# Cantrell & Cochrane



## DLWJohn (Jun 20, 2008)

I found this today at the bottom of an embankment while walking at the railroad tracks. It stands a little over 7 1/4 tall, and embossed around the bottom is "Cantrell & Cochrane". On one side under "Cantrell" are the numbers 68221. I'm guessing around 1930s-40s'ish for age. I cant imagine it would go for much but I'm curious what it may be worth....


----------



## DLWJohn (Jun 20, 2008)

Heres a view of the bottom:


----------



## thesodafizz (Jun 20, 2008)

Wikipedia gave this for them: 

*C&C Group plc* (known prior to its floatation as *Cantrell & Cochrane Limited*), is a manufacturer, marketer and distributor of beverages in Ireland which has an increasing international presence, especially in the cider market. Currently it is focussed on its cider brand Bulmers, known as Magners outside the Republic of Ireland, after a sell-off of much of its other operations. Its previous other core brands have suffered a dramatic decrease in market share in recent years due to cheaper and more aggressive rivals such as Walkers Crisps. It was successfully launched on the Irish Stock Exchange in 2004 after a previous failed flotation in 2003. It is currently headed by former Quinnsworth chief executive Maurice Pratt.
Tayto crisps is a former brand of the company's, but was sold in 2006 to Largo Foods. In May 2007 its non-alcoholic drinks division, including Ballygowan mineral water, Club Orange and Club Lemon, MiWadi mixers and squashes, and various alcoholic drinks, as well as franchise deals for Pepsi, Britvic, and other brands, was sold to Britvic.
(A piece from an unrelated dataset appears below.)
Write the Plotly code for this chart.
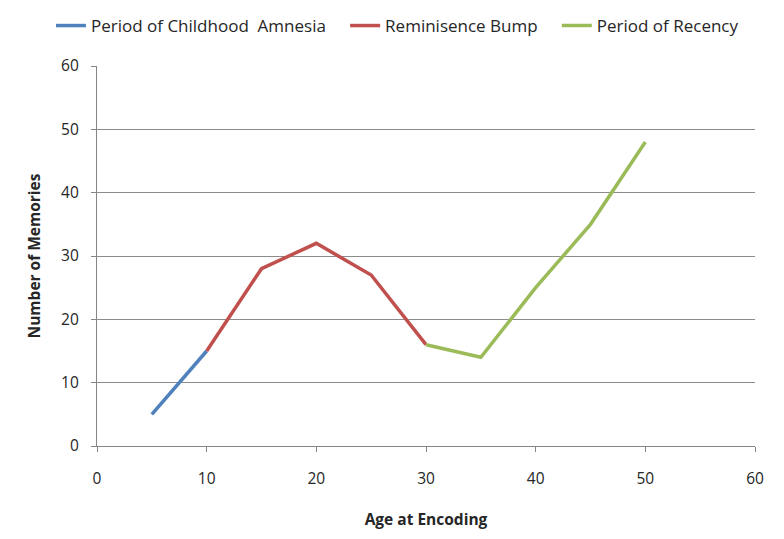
import plotly.graph_objects as go

amnesia_x = [5, 10]
amnesia_y = [5, 15]
bump_x = [10, 15, 20, 25, 30]
bump_y = [15, 28, 32, 27, 16]
recency_x = [30, 35, 40, 45, 50]
recency_y = [16, 14, 25, 35, 48]

series = [
    ("Period of Childhood  Amnesia", amnesia_x, amnesia_y, "#4F81BD", "legend", 0.0548),
    ("Reminisence Bump", bump_x, bump_y, "#C0504D", "legend2", 0.430),
    ("Period of Recency", recency_x, recency_y, "#9BBB59", "legend3", 0.700),
]

fig = go.Figure()
font_family = "Open Sans, Liberation Sans, sans-serif"
legends = {}
for name, xs, ys, col, lg, lx in series:
    fig.add_trace(go.Scatter(x=xs, y=ys, mode="lines", name=name, legend=lg,
                             line=dict(color=col, width=3.5)))
    legends[lg] = dict(orientation="h", x=lx, xanchor="left", xref="container",
                       y=0.9666, yanchor="middle", yref="container",
                       font=dict(size=17, color="#262626"),
                       bgcolor="rgba(0,0,0,0)", borderwidth=0)

fig.update_layout(
    width=784, height=539,
    margin=dict(l=89, r=37, t=58, b=101, autoexpand=False),
    paper_bgcolor="white", plot_bgcolor="white",
    font=dict(family=font_family, size=15, color="#262626"),
    showlegend=True,
    xaxis=dict(range=[0, 60], dtick=10, tick0=0, showgrid=False, zeroline=False,
               showline=True, linecolor="#868686", linewidth=1.2,
               ticks="outside", ticklen=5, tickcolor="#868686",
               tickfont=dict(size=15.5), ticklabelstandoff=13,
               title=dict(text="<b>Age at Encoding</b>", font=dict(size=15.5), standoff=26)),
    yaxis=dict(range=[0, 60], dtick=10, tick0=0, showgrid=True, gridcolor="#8c8c8c",
               gridwidth=1.2, zeroline=False,
               showline=True, linecolor="#868686", linewidth=1.2,
               ticks="outside", ticklen=5, tickcolor="#868686",
               tickfont=dict(size=15.5), ticklabelstandoff=9,
               title=dict(text="<b>Number of Memories</b>", font=dict(size=15.5), standoff=16)),
    **legends,
)

fig.write_html("out.html")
 From time-to-time, you see C&C cone top cans and other stuff - all soda related - on eBay.

 Altho the Wikipedia info wasn't what I was really looking for, I did find a bit better info for the soda end sf things here (at gono.com): 

http://www.gono.com/v-tours/sodacone/scone7a-cc.htm

 This webpage has photos of the cone top cans and a little bit of history as well.

 K


----------



## ncbred (Jun 20, 2008)

now that is an odd shaped bottle!


----------



## cc6pack (Jun 20, 2008)

John 

 Here are some discussions on the C&C

https://www.antique-bottles.net/forum/searchpro.asp?p=2&language=single&author=&timefilter=0&sortMethod=r&forumid=ALL&topicreply=both&phrase=Cantrell+%26+Cochrane&message=body&submitbutton=OK&timeframe=%3E&top=300&criteria=AND&minRank=0


----------